Sunday, July 12, 2015

The Islamic State: "a place so barbarically horrible . . . [you're] better off dead"

Islamic State Gunmen
The Spectator

James Delingpole, writing for The Spectator (July 11, 2015), reviews television "at its most unmissable" in "A documentary that ought to rank with the footage of British troops liberating Belsen," showing on British Channel 4's upcoming episode (July 15th) of the documentary series Dispatches, Escape from Isis, which shows secret clips from within the terrorist Islamic State. Let Delingpole suggest a thought experiment:
So you've just popped out of town for the day on an errand. And when you get back, everyone has gone. Your wife, your kids, your nephews and nieces, your friends, your customers: they've all been kidnapped and dragged off to a place so barbarically horrible that really they'd be better off dead.
Consider the life of your daughter if she's 'lucky' and ends up enslaved to a woman:
The very least she can expect is to have to spend her every day in the most restrictive clothing anywhere in the Muslim world. Her hands must be hidden by black gloves, her eyes invisible behind three veils. On those rare occasions when she is allowed outside, she must stumble as if half blind. If she accidentally breaks these rules she'll be beaten; if she raises her voice she'll be beaten; if she disobeys an order she'll be beaten - usually by the al-Khansaa Brigade, a special female police group of brutal enforcers, mostly foreign recruits determined to prove their loyalty by being extra zealous.
But suppose your daughter is unlucky, as the thought experiment of enslavement turns real:
One 18-year-old escapee reports what happened when she was bought by a self-styled 'sheikh': first, her owner raped her; then his six bodyguards - through the night till morning ("they were not raping me in a gentle way, but with force and fast movement, without care"); then, the driver gave her to 12 men. "They did everything to me. I'm still in pain."
This poor woman was at least able to escape from the Islamic State.

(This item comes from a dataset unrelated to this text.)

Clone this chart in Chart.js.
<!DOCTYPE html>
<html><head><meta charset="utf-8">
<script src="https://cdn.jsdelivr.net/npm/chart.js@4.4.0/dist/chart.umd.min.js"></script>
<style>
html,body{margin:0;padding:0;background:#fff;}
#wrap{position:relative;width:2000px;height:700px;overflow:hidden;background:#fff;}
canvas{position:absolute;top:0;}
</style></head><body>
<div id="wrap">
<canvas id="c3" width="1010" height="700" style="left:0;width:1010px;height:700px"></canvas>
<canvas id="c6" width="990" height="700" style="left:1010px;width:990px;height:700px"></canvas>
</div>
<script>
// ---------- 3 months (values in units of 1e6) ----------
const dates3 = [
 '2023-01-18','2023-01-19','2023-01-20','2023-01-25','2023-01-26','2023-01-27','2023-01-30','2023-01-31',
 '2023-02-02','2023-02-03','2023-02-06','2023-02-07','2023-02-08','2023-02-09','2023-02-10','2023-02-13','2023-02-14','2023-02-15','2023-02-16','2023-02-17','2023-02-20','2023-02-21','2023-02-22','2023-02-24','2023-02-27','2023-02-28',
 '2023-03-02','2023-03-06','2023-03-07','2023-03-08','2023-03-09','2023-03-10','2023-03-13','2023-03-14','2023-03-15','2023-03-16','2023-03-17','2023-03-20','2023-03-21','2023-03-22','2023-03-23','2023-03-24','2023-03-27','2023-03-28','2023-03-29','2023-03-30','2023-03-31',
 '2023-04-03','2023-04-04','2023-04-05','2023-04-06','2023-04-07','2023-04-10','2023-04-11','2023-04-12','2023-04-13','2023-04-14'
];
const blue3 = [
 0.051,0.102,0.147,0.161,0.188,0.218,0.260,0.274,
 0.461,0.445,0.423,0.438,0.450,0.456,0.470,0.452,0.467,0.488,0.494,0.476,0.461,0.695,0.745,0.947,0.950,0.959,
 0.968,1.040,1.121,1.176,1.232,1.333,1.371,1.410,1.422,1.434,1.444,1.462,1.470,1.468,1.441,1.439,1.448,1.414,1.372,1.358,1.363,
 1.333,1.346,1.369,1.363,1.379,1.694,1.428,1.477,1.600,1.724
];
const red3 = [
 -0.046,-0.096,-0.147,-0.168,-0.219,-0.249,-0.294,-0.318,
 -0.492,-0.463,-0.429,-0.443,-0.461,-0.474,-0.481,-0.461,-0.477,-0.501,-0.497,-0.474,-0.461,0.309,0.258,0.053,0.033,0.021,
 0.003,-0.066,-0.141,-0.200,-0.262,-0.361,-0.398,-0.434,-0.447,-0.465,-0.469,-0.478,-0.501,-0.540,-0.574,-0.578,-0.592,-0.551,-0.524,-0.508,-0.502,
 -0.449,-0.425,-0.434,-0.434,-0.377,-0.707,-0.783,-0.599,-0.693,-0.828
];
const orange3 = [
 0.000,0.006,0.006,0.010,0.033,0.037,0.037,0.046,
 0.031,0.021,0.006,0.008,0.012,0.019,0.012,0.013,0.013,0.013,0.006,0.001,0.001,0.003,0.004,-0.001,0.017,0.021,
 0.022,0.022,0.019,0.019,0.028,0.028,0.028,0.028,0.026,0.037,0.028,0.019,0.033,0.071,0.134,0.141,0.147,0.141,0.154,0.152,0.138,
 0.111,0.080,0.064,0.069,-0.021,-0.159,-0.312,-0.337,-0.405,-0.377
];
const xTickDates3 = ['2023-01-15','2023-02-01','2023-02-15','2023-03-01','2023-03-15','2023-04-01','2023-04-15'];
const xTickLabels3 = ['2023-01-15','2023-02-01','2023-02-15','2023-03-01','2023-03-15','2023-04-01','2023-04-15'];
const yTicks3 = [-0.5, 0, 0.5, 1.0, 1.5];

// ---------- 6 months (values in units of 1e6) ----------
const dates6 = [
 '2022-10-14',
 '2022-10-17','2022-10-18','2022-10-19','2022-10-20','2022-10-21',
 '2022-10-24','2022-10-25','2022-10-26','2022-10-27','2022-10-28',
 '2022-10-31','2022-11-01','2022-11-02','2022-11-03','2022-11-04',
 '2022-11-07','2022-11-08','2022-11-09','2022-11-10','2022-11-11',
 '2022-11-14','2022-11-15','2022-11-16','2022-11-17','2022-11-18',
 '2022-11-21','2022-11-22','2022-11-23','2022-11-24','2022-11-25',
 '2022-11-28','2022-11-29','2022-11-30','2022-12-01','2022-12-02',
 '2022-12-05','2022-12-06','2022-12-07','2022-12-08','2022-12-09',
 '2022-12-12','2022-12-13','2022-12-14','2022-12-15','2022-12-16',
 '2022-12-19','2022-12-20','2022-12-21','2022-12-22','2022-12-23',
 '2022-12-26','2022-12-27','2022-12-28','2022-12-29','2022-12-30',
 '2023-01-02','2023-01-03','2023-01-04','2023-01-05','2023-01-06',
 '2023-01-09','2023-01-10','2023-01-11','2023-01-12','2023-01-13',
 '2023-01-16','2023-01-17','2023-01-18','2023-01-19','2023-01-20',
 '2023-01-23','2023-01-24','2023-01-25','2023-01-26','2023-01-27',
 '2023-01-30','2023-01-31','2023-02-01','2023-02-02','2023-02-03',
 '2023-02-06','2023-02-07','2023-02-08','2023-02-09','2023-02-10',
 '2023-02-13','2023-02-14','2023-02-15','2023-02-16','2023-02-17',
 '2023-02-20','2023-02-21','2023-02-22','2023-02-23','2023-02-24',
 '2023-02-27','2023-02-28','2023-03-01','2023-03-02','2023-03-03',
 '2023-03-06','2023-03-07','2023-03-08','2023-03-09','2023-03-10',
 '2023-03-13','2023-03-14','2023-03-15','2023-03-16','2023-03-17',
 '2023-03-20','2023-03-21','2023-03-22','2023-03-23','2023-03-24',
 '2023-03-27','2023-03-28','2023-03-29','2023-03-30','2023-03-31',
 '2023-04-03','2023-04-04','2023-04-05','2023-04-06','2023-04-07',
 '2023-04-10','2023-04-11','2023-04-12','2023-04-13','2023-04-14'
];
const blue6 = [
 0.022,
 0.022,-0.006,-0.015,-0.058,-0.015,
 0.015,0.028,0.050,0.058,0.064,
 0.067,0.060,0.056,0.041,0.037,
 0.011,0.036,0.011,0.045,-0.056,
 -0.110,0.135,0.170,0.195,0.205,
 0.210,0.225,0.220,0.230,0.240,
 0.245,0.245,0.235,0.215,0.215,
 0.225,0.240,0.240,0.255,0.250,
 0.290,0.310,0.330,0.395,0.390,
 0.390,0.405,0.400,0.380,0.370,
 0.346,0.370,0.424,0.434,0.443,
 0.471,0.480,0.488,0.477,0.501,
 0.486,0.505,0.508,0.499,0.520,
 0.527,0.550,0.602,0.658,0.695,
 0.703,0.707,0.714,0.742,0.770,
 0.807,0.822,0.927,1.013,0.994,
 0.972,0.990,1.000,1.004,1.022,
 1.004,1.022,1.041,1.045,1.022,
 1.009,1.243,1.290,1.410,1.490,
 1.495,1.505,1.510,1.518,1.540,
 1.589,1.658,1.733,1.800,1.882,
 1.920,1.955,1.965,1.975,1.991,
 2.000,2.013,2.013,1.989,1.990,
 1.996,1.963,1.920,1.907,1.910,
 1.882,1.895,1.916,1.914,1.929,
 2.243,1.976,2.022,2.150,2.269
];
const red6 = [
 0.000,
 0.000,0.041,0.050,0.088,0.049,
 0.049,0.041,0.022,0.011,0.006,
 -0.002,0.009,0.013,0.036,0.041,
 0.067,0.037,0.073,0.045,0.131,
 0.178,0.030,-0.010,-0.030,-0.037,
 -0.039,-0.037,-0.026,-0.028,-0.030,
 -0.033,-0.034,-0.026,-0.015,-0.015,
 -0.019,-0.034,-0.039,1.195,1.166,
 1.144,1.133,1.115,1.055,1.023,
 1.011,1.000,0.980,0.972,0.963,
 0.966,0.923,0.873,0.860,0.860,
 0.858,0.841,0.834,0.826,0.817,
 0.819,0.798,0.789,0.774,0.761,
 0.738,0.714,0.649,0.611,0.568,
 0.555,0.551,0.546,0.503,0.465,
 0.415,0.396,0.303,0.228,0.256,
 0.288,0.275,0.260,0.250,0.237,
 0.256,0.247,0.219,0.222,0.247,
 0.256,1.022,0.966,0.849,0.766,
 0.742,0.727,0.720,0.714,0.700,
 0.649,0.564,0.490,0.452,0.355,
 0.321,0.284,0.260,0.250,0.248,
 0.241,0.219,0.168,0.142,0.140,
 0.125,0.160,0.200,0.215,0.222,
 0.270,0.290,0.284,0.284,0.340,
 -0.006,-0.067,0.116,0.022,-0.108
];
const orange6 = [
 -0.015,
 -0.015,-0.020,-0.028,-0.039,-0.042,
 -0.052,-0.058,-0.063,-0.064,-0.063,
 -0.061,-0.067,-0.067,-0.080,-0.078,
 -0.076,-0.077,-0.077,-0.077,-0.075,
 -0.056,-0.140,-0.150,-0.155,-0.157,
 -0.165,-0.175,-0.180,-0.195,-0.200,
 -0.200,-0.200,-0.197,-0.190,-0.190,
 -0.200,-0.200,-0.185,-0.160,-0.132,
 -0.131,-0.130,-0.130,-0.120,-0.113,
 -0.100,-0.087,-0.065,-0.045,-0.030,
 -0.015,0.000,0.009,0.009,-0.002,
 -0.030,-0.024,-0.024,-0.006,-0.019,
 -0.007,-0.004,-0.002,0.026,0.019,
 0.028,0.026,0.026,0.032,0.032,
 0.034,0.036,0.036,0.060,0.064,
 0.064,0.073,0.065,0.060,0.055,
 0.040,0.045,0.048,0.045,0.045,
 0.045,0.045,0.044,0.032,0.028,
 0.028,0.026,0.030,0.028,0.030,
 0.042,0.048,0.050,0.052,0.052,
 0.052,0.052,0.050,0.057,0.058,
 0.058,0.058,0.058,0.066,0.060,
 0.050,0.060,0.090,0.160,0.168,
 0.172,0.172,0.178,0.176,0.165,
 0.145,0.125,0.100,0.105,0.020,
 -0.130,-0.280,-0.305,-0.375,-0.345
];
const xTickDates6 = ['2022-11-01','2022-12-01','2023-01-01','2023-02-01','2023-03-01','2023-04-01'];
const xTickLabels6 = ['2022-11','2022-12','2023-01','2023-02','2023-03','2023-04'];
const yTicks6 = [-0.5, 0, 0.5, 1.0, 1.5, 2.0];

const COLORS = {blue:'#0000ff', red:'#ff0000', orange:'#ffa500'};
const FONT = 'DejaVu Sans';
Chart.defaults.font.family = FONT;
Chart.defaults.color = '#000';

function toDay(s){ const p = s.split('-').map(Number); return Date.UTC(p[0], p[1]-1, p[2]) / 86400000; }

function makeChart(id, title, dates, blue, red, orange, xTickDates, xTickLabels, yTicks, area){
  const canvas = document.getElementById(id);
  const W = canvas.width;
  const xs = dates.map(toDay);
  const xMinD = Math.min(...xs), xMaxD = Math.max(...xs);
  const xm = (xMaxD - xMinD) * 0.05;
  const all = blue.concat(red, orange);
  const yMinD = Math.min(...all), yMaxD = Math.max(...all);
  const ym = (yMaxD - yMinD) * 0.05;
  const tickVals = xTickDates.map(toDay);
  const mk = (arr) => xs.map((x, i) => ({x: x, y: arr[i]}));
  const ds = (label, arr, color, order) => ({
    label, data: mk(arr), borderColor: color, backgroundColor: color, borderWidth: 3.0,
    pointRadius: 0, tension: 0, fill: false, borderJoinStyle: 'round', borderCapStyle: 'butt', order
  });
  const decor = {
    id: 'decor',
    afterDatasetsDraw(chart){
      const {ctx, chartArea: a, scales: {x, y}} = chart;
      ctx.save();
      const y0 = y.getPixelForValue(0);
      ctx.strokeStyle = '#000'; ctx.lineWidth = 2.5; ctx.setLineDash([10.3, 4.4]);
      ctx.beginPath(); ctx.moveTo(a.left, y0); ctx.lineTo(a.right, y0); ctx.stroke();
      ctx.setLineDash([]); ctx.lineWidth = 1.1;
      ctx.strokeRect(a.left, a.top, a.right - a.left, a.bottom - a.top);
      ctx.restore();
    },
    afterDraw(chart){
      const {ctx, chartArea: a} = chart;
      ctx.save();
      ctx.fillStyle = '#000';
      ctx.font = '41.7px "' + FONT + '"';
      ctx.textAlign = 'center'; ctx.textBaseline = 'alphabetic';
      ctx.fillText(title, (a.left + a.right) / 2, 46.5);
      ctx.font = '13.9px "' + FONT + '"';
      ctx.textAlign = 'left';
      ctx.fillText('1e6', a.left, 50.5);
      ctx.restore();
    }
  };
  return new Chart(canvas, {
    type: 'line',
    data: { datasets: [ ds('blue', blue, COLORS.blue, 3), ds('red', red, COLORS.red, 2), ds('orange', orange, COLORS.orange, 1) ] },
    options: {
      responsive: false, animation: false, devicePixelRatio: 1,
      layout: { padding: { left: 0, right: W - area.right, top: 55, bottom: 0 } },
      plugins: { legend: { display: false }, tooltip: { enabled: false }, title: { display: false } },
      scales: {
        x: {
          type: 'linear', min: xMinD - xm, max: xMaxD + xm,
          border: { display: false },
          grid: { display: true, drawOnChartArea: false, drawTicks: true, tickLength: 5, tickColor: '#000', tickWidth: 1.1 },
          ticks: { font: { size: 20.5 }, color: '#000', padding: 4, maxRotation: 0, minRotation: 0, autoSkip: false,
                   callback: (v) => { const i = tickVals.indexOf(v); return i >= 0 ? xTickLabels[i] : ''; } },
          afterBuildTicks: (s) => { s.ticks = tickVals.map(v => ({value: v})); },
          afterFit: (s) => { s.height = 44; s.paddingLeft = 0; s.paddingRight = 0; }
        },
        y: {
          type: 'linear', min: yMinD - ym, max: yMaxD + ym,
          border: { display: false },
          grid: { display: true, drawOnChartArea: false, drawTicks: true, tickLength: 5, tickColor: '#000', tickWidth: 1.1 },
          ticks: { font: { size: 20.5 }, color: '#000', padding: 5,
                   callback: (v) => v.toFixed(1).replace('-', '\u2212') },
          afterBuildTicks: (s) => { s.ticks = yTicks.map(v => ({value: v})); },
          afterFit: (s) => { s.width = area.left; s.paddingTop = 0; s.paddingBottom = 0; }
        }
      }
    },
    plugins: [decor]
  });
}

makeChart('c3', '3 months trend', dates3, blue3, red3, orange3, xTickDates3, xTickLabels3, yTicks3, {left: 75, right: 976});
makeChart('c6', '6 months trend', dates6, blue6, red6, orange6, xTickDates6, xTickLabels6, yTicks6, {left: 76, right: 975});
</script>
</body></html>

Women trapped there suffer on, unless they are rescued:
Escape From Isis uses secret footage . . . to show you in unsparing detail what it's like behind the Black Flag curtain: everything from the small talk of Islamic State fighters as they jauntily discuss what they're going to do [sexually] with their . . . [female] captives to [other atrocities]. It's ugly, it's almost unbearable to watch and it's essential viewing . . . . [because] what makes it bearable, uplifting even, is the extraordinary story it tells of the rescue operations that have brought at least some of these captured [women] . . . back to the bosom of their tearful families. Watch and you will share their joy.
Most of these women are Yazidis, a pagan sect particularly despised by Islamists, and as pagans, they have no rights at all under Islamic law, hence their enslavement.

That's the reality. Their only hope is rescue.